Electrocatalysts based on carbon nanotubes: application towastewater treatments

Abstract

The increasing awareness of water pollution with organic compounds, such as dyes, and their long term effects has encouraged intensive efforts towards pollution abatement. Electrochemical oxidation may constitute an alternative route to the existing methods. Electricity may substitute some toxic redox agents and may permit the oxidation of pollutants in mild conditions i.e. ambient temperature and atmospheric pressure. In recent years there has been increasing interest in multiwalled carbon nanotubes (CNTs) as heterogeneous catalyst supports [1] owing to their high surface area and high electrical conductivity.
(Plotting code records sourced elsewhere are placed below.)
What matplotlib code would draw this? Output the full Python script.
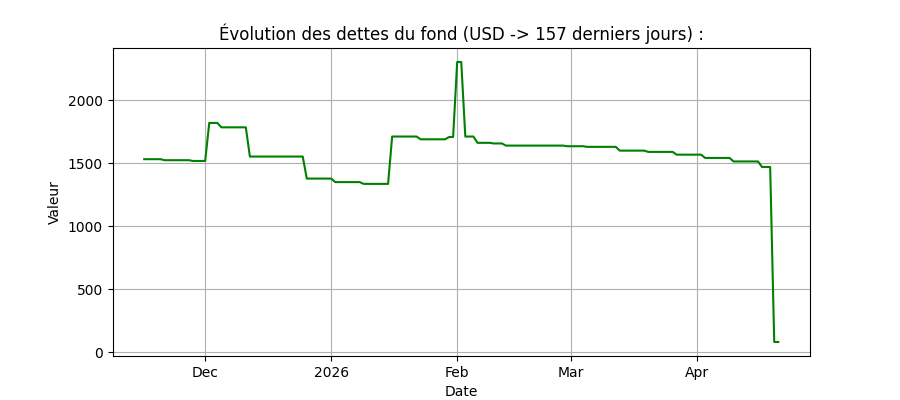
import numpy as np
import pandas as pd
import matplotlib
matplotlib.use("Agg")
import matplotlib.pyplot as plt
import matplotlib.dates as mdates

# debt level steps (value, number of days it stays there)
levels = [1532, 1524, 1518, 1820, 1785, 1553, 1378, 1350, 1336, 1712, 1690, 1708, 2304,
          1712, 1662, 1657, 1640, 1635, 1630, 1600, 1590, 1568, 1542, 1514, 1470, 80]
days = [5, 7, 4, 3, 7, 14, 7, 7, 7, 7, 7, 2, 2,
        3, 4, 3, 15, 5, 8, 7, 7, 7, 7, 7, 3, 2]

values = np.repeat(levels, days)
dates = pd.date_range("2025-11-16", periods=len(values), freq="D")

fig, ax = plt.subplots(figsize=(9, 4), dpi=100)
ax.plot(dates, values, color="green", linewidth=1.5)

loc = mdates.AutoDateLocator()
fmt = mdates.ConciseDateFormatter(loc, offset_formats=["", "", "", "", "", ""])
ax.xaxis.set_major_locator(loc)
ax.xaxis.set_major_formatter(fmt)

ax.set_title("Évolution des dettes du fond (USD -> 157 derniers jours) :")
ax.set_xlabel("Date")
ax.set_ylabel("Valeur")
ax.grid(True)

fig.savefig("out.png")
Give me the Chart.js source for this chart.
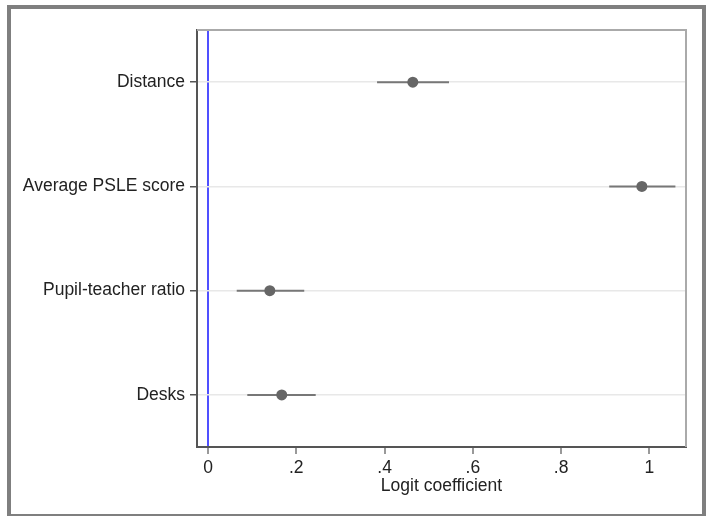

These peculiar characteristics qualify CNTs as adequate electrocatalysts or as catalyst support materials for the oxidative degradation of organic pollutants in wastewater [2]. In this context the electrochemical oxidation of some refractory compounds like oxalic and oxamic acids, some organic dyes and pesticides was investigated on mono and bi-metallic catalysts supported on multiwalled carbon nanotubes (CNT) aiming at the total transformation of these compounds into carbon dioxide and water. The electrochemical performance of metallic electrocatalysts for nitrate reduction in wastewater was also evaluated having in mind a paired electrolytic process. The electroreactivity of the pollutants on selected electrocatalysts was studied by cyclic voltammetry. Kinetic parameters of the reactions were also determined using this last technique. Exhaustive electrolyses were carried out to determine the mineralization rates and the product distribution. Finally the use of CNT and metal modified CNT as support material for anodic biofilm in microbial fuel cells was studied.